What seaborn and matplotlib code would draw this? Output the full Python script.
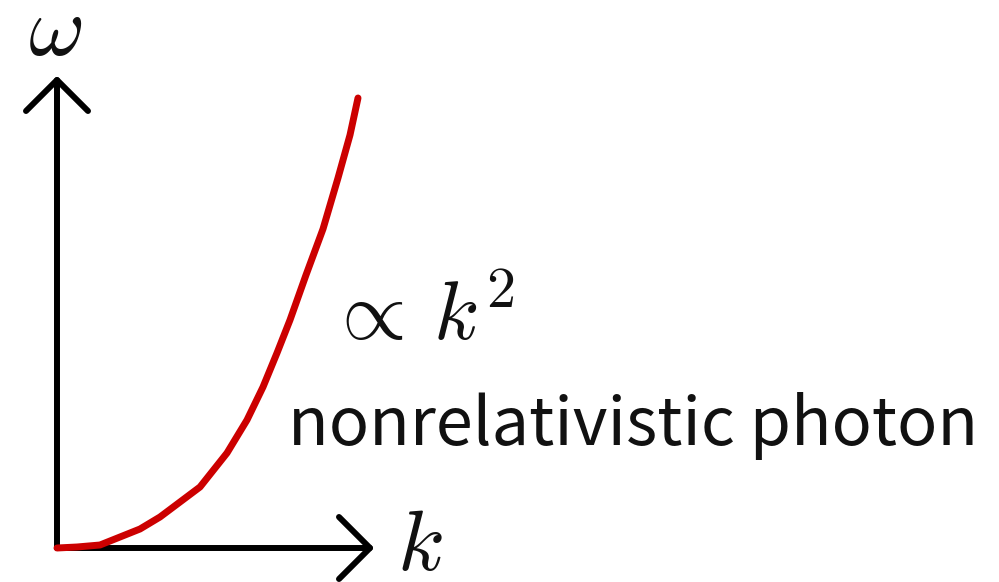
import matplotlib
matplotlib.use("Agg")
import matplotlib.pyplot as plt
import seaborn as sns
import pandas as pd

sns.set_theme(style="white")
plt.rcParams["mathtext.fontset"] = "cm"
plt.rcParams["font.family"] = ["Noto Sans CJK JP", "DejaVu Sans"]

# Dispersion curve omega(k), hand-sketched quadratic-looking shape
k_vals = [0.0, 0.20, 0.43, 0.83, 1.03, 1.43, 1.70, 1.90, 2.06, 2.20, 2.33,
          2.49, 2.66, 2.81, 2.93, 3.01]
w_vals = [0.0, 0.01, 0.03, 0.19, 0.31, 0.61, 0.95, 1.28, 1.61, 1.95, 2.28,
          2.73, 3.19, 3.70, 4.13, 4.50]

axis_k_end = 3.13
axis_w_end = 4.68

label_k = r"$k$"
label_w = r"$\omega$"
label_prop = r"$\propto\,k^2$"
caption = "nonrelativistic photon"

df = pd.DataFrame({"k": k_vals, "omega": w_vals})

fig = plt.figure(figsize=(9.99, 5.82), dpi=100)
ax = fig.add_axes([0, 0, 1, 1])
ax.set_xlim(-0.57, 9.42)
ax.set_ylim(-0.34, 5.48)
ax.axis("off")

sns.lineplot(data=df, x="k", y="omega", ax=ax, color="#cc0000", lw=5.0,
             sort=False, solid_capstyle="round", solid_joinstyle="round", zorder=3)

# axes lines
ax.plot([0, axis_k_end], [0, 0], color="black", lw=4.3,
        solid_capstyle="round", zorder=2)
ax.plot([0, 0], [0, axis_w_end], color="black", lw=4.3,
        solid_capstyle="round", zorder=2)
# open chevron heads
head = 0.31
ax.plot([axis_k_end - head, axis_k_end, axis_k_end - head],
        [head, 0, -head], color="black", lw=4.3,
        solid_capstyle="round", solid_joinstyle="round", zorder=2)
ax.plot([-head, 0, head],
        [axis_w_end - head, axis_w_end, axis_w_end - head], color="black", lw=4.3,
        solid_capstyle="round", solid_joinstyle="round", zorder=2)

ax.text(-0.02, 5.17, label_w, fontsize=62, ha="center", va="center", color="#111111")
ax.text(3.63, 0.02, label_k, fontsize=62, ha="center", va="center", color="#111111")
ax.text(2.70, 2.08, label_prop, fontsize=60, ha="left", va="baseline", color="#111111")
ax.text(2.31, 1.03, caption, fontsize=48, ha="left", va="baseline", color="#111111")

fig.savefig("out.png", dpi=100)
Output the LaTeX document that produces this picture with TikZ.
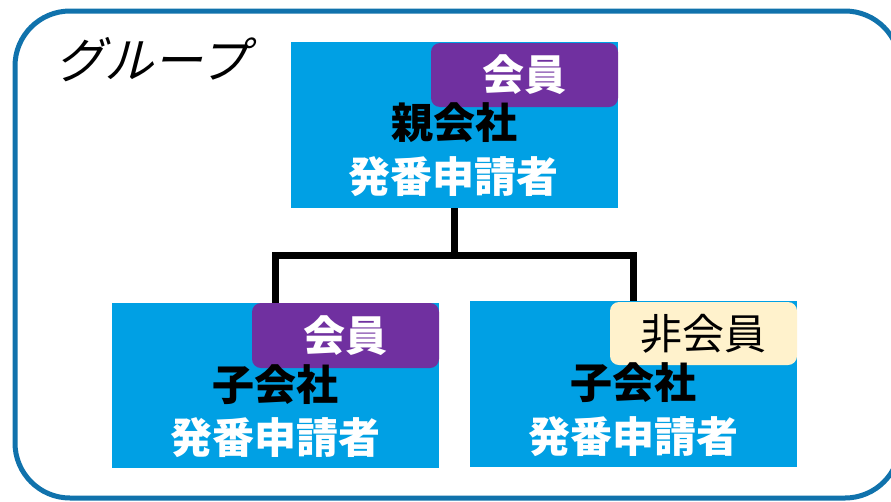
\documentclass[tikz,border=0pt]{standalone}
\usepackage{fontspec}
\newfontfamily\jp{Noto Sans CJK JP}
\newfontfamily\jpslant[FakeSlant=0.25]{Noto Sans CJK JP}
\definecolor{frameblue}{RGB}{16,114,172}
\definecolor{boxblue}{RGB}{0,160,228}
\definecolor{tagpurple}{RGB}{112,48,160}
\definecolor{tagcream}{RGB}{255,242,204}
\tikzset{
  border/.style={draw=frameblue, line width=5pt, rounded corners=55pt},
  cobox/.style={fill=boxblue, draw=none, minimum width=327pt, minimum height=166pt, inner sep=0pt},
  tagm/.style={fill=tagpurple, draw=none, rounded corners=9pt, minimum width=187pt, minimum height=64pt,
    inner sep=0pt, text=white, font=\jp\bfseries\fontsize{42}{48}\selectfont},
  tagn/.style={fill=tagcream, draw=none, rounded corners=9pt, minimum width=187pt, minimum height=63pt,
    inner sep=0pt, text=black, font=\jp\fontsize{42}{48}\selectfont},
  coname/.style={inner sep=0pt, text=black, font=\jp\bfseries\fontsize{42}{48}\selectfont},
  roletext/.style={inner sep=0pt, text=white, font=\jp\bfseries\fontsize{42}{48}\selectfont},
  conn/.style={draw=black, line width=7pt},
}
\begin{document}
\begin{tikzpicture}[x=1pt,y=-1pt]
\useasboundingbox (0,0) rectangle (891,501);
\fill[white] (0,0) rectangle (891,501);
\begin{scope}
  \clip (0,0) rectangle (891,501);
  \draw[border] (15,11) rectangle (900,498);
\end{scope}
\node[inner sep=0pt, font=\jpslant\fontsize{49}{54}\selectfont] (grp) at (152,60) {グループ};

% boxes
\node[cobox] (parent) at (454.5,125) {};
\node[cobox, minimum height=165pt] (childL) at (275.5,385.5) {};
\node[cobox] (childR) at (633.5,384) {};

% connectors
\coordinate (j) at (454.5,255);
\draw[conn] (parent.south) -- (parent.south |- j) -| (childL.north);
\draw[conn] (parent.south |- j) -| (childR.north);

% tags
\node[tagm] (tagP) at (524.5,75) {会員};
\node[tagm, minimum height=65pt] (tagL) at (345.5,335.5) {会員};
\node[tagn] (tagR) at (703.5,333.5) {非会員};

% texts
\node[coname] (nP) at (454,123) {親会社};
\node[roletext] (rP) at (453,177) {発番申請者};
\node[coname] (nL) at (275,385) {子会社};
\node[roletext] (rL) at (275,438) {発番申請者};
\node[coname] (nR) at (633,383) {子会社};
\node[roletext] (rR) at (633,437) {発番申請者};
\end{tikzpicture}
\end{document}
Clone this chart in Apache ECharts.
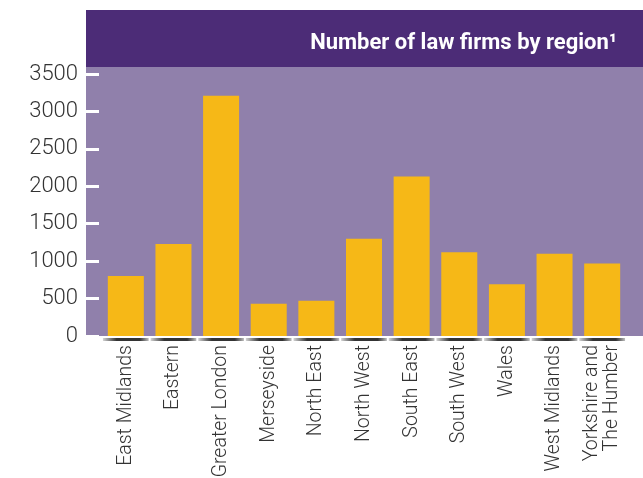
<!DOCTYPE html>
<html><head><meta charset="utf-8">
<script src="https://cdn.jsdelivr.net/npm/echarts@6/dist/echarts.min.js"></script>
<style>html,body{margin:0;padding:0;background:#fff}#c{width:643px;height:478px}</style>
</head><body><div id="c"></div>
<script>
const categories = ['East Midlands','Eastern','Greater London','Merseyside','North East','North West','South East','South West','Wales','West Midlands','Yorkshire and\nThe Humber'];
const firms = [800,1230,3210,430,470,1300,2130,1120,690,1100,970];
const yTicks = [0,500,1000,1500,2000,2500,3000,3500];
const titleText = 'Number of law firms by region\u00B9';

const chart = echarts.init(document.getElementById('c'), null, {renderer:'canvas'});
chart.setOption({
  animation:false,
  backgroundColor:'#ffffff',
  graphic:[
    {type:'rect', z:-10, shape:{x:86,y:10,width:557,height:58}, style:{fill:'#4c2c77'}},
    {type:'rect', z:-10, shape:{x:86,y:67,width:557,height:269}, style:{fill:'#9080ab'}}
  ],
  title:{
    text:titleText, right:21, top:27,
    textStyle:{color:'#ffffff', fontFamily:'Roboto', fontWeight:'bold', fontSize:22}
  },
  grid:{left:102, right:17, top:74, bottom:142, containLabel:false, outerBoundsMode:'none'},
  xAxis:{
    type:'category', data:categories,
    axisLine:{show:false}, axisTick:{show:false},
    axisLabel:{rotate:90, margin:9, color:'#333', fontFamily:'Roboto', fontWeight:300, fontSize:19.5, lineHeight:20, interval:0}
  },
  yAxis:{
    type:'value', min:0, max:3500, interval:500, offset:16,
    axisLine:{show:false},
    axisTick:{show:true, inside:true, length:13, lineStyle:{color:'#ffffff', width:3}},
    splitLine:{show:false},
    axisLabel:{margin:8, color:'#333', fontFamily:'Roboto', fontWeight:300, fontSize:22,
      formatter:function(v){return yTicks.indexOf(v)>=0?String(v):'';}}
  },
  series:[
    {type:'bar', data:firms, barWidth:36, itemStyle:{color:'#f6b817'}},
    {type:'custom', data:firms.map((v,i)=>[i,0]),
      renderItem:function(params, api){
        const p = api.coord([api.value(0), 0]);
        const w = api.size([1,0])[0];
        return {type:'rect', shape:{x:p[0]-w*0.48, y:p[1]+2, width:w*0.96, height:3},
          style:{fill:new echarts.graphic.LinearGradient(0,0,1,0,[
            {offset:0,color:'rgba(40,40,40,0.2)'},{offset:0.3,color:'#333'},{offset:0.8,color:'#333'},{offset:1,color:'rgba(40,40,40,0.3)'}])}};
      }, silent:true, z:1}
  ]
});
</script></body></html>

+ + + +

### TASK
Pull every line containing "matplotlib" out of the data above.

### REPLY
What seaborn and matplotlib code would draw this? Output the full Python script.
import matplotlib
matplotlib.use("Agg")
import matplotlib.pyplot as plt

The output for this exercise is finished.